-- WHAT THE EXERCISE ASKS --
Every line below is to be quoted exactly, with nothing added or dropped.

-- SOURCE MATERIAL --
----

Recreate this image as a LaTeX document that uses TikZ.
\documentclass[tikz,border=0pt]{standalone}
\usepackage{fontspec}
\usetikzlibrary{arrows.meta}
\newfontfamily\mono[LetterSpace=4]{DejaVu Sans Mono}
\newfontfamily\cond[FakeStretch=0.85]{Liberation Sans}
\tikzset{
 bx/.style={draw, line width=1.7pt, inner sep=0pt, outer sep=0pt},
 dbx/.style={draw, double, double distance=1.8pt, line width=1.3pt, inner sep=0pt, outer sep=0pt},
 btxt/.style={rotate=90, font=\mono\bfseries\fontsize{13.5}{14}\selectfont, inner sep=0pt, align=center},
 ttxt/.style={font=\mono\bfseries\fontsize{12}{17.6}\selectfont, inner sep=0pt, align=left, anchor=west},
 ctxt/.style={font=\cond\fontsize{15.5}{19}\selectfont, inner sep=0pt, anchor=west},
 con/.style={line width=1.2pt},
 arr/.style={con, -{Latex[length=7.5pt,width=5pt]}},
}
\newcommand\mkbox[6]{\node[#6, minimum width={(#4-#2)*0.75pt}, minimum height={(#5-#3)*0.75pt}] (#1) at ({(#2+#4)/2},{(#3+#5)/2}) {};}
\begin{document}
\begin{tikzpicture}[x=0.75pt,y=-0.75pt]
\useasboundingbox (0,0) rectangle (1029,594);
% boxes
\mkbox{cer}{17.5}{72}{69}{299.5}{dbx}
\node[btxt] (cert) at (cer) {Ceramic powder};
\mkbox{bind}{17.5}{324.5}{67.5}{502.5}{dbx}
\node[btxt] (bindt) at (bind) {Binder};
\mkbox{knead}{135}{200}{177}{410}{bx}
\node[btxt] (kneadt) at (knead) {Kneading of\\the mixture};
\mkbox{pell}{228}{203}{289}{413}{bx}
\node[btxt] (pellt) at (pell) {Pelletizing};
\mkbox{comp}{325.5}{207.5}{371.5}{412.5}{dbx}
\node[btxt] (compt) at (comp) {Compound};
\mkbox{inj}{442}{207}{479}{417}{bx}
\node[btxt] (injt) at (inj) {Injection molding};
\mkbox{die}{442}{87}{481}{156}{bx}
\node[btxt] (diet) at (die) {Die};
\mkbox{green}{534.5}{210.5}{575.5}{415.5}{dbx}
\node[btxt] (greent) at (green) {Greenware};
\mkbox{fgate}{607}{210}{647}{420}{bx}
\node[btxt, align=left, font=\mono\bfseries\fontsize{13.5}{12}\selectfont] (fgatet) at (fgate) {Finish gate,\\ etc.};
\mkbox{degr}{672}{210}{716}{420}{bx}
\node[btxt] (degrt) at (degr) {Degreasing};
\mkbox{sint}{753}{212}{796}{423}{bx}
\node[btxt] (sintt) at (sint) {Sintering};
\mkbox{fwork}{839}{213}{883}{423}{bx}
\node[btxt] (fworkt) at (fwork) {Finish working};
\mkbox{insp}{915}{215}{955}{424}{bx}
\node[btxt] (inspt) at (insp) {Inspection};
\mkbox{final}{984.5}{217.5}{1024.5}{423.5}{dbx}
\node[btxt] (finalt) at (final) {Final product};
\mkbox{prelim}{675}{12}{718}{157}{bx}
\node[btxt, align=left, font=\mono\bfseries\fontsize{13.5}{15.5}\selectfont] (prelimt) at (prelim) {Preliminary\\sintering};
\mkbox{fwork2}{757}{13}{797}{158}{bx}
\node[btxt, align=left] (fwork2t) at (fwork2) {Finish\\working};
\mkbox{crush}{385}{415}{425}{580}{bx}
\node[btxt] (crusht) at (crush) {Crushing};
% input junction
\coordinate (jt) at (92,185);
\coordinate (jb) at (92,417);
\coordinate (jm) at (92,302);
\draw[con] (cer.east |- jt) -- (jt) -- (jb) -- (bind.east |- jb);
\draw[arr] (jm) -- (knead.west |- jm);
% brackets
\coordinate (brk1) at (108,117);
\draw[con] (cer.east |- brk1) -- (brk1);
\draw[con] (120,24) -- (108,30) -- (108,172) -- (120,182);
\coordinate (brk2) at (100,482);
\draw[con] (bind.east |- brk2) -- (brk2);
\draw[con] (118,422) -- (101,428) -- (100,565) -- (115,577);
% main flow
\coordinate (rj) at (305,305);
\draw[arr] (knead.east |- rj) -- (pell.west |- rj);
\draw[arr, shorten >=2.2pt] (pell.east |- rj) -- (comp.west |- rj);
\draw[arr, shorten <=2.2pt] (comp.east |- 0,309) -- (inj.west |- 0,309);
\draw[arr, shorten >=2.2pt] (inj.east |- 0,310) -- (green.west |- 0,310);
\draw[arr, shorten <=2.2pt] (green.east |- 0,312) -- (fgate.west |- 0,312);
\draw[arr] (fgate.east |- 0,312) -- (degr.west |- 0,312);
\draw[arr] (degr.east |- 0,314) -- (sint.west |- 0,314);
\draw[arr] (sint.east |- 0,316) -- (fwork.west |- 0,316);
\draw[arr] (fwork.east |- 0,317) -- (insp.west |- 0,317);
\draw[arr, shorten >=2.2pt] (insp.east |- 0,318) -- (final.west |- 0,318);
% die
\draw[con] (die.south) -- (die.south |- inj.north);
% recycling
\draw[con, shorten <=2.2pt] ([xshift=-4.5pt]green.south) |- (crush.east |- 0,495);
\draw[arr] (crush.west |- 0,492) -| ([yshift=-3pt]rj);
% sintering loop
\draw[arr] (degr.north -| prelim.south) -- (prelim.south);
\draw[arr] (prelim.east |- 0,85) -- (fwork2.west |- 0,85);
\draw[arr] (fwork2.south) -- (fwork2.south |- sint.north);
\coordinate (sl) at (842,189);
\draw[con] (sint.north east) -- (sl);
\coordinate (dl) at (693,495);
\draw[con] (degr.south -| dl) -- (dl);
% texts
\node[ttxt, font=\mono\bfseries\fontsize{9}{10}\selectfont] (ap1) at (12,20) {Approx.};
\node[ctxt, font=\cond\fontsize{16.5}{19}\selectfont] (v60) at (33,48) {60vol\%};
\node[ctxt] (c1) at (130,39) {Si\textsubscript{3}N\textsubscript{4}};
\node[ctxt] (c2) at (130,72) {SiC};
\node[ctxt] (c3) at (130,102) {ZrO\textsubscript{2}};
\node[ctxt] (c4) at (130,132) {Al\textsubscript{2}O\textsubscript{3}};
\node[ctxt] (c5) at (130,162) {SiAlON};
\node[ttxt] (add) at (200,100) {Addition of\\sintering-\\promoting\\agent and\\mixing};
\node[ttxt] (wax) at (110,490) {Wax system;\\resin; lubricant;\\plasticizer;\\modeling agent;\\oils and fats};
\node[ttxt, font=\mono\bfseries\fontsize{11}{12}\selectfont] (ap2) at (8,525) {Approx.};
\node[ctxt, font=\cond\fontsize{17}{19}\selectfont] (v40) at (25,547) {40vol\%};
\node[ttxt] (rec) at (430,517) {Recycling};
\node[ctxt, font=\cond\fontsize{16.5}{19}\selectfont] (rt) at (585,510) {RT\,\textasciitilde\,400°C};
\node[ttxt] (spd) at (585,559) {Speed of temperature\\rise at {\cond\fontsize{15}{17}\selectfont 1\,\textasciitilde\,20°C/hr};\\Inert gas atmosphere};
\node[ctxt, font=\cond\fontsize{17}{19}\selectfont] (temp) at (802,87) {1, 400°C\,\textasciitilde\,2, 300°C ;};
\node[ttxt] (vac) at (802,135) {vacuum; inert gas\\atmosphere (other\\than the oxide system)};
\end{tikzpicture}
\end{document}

----

-- SOLUTION TO THIS TASK --
Recreate this image as a LaTeX document that uses TikZ.
\documentclass[tikz,border=0pt]{standalone}
\usepackage{fontspec}
\usetikzlibrary{arrows.meta}
\newfontfamily\mono[LetterSpace=4]{DejaVu Sans Mono}
\newfontfamily\cond[FakeStretch=0.85]{Liberation Sans}
\tikzset{
 bx/.style={draw, line width=1.7pt, inner sep=0pt, outer sep=0pt},
 dbx/.style={draw, double, double distance=1.8pt, line width=1.3pt, inner sep=0pt, outer sep=0pt},
 btxt/.style={rotate=90, font=\mono\bfseries\fontsize{13.5}{14}\selectfont, inner sep=0pt, align=center},
 ttxt/.style={font=\mono\bfseries\fontsize{12}{17.6}\selectfont, inner sep=0pt, align=left, anchor=west},
 ctxt/.style={font=\cond\fontsize{15.5}{19}\selectfont, inner sep=0pt, anchor=west},
 con/.style={line width=1.2pt},
 arr/.style={con, -{Latex[length=7.5pt,width=5pt]}},
}
\newcommand\mkbox[6]{\node[#6, minimum width={(#4-#2)*0.75pt}, minimum height={(#5-#3)*0.75pt}] (#1) at ({(#2+#4)/2},{(#3+#5)/2}) {};}
\begin{document}
\begin{tikzpicture}[x=0.75pt,y=-0.75pt]
\useasboundingbox (0,0) rectangle (1029,594);
% boxes
\mkbox{cer}{17.5}{72}{69}{299.5}{dbx}
\node[btxt] (cert) at (cer) {Ceramic powder};
\mkbox{bind}{17.5}{324.5}{67.5}{502.5}{dbx}
\node[btxt] (bindt) at (bind) {Binder};
\mkbox{knead}{135}{200}{177}{410}{bx}
\node[btxt] (kneadt) at (knead) {Kneading of\\the mixture};
\mkbox{pell}{228}{203}{289}{413}{bx}
\node[btxt] (pellt) at (pell) {Pelletizing};
\mkbox{comp}{325.5}{207.5}{371.5}{412.5}{dbx}
\node[btxt] (compt) at (comp) {Compound};
\mkbox{inj}{442}{207}{479}{417}{bx}
\node[btxt] (injt) at (inj) {Injection molding};
\mkbox{die}{442}{87}{481}{156}{bx}
\node[btxt] (diet) at (die) {Die};
\mkbox{green}{534.5}{210.5}{575.5}{415.5}{dbx}
\node[btxt] (greent) at (green) {Greenware};
\mkbox{fgate}{607}{210}{647}{420}{bx}
\node[btxt, align=left, font=\mono\bfseries\fontsize{13.5}{12}\selectfont] (fgatet) at (fgate) {Finish gate,\\ etc.};
\mkbox{degr}{672}{210}{716}{420}{bx}
\node[btxt] (degrt) at (degr) {Degreasing};
\mkbox{sint}{753}{212}{796}{423}{bx}
\node[btxt] (sintt) at (sint) {Sintering};
\mkbox{fwork}{839}{213}{883}{423}{bx}
\node[btxt] (fworkt) at (fwork) {Finish working};
\mkbox{insp}{915}{215}{955}{424}{bx}
\node[btxt] (inspt) at (insp) {Inspection};
\mkbox{final}{984.5}{217.5}{1024.5}{423.5}{dbx}
\node[btxt] (finalt) at (final) {Final product};
\mkbox{prelim}{675}{12}{718}{157}{bx}
\node[btxt, align=left, font=\mono\bfseries\fontsize{13.5}{15.5}\selectfont] (prelimt) at (prelim) {Preliminary\\sintering};
\mkbox{fwork2}{757}{13}{797}{158}{bx}
\node[btxt, align=left] (fwork2t) at (fwork2) {Finish\\working};
\mkbox{crush}{385}{415}{425}{580}{bx}
\node[btxt] (crusht) at (crush) {Crushing};
% input junction
\coordinate (jt) at (92,185);
\coordinate (jb) at (92,417);
\coordinate (jm) at (92,302);
\draw[con] (cer.east |- jt) -- (jt) -- (jb) -- (bind.east |- jb);
\draw[arr] (jm) -- (knead.west |- jm);
% brackets
\coordinate (brk1) at (108,117);
\draw[con] (cer.east |- brk1) -- (brk1);
\draw[con] (120,24) -- (108,30) -- (108,172) -- (120,182);
\coordinate (brk2) at (100,482);
\draw[con] (bind.east |- brk2) -- (brk2);
\draw[con] (118,422) -- (101,428) -- (100,565) -- (115,577);
% main flow
\coordinate (rj) at (305,305);
\draw[arr] (knead.east |- rj) -- (pell.west |- rj);
\draw[arr, shorten >=2.2pt] (pell.east |- rj) -- (comp.west |- rj);
\draw[arr, shorten <=2.2pt] (comp.east |- 0,309) -- (inj.west |- 0,309);
\draw[arr, shorten >=2.2pt] (inj.east |- 0,310) -- (green.west |- 0,310);
\draw[arr, shorten <=2.2pt] (green.east |- 0,312) -- (fgate.west |- 0,312);
\draw[arr] (fgate.east |- 0,312) -- (degr.west |- 0,312);
\draw[arr] (degr.east |- 0,314) -- (sint.west |- 0,314);
\draw[arr] (sint.east |- 0,316) -- (fwork.west |- 0,316);
\draw[arr] (fwork.east |- 0,317) -- (insp.west |- 0,317);
\draw[arr, shorten >=2.2pt] (insp.east |- 0,318) -- (final.west |- 0,318);
% die
\draw[con] (die.south) -- (die.south |- inj.north);
% recycling
\draw[con, shorten <=2.2pt] ([xshift=-4.5pt]green.south) |- (crush.east |- 0,495);
\draw[arr] (crush.west |- 0,492) -| ([yshift=-3pt]rj);
% sintering loop
\draw[arr] (degr.north -| prelim.south) -- (prelim.south);
\draw[arr] (prelim.east |- 0,85) -- (fwork2.west |- 0,85);
\draw[arr] (fwork2.south) -- (fwork2.south |- sint.north);
\coordinate (sl) at (842,189);
\draw[con] (sint.north east) -- (sl);
\coordinate (dl) at (693,495);
\draw[con] (degr.south -| dl) -- (dl);
% texts
\node[ttxt, font=\mono\bfseries\fontsize{9}{10}\selectfont] (ap1) at (12,20) {Approx.};
\node[ctxt, font=\cond\fontsize{16.5}{19}\selectfont] (v60) at (33,48) {60vol\%};
\node[ctxt] (c1) at (130,39) {Si\textsubscript{3}N\textsubscript{4}};
\node[ctxt] (c2) at (130,72) {SiC};
\node[ctxt] (c3) at (130,102) {ZrO\textsubscript{2}};
\node[ctxt] (c4) at (130,132) {Al\textsubscript{2}O\textsubscript{3}};
\node[ctxt] (c5) at (130,162) {SiAlON};
\node[ttxt] (add) at (200,100) {Addition of\\sintering-\\promoting\\agent and\\mixing};
\node[ttxt] (wax) at (110,490) {Wax system;\\resin; lubricant;\\plasticizer;\\modeling agent;\\oils and fats};
\node[ttxt, font=\mono\bfseries\fontsize{11}{12}\selectfont] (ap2) at (8,525) {Approx.};
\node[ctxt, font=\cond\fontsize{17}{19}\selectfont] (v40) at (25,547) {40vol\%};
\node[ttxt] (rec) at (430,517) {Recycling};
\node[ctxt, font=\cond\fontsize{16.5}{19}\selectfont] (rt) at (585,510) {RT\,\textasciitilde\,400°C};
\node[ttxt] (spd) at (585,559) {Speed of temperature\\rise at {\cond\fontsize{15}{17}\selectfont 1\,\textasciitilde\,20°C/hr};\\Inert gas atmosphere};
\node[ctxt, font=\cond\fontsize{17}{19}\selectfont] (temp) at (802,87) {1, 400°C\,\textasciitilde\,2, 300°C ;};
\node[ttxt] (vac) at (802,135) {vacuum; inert gas\\atmosphere (other\\than the oxide system)};
\end{tikzpicture}
\end{document}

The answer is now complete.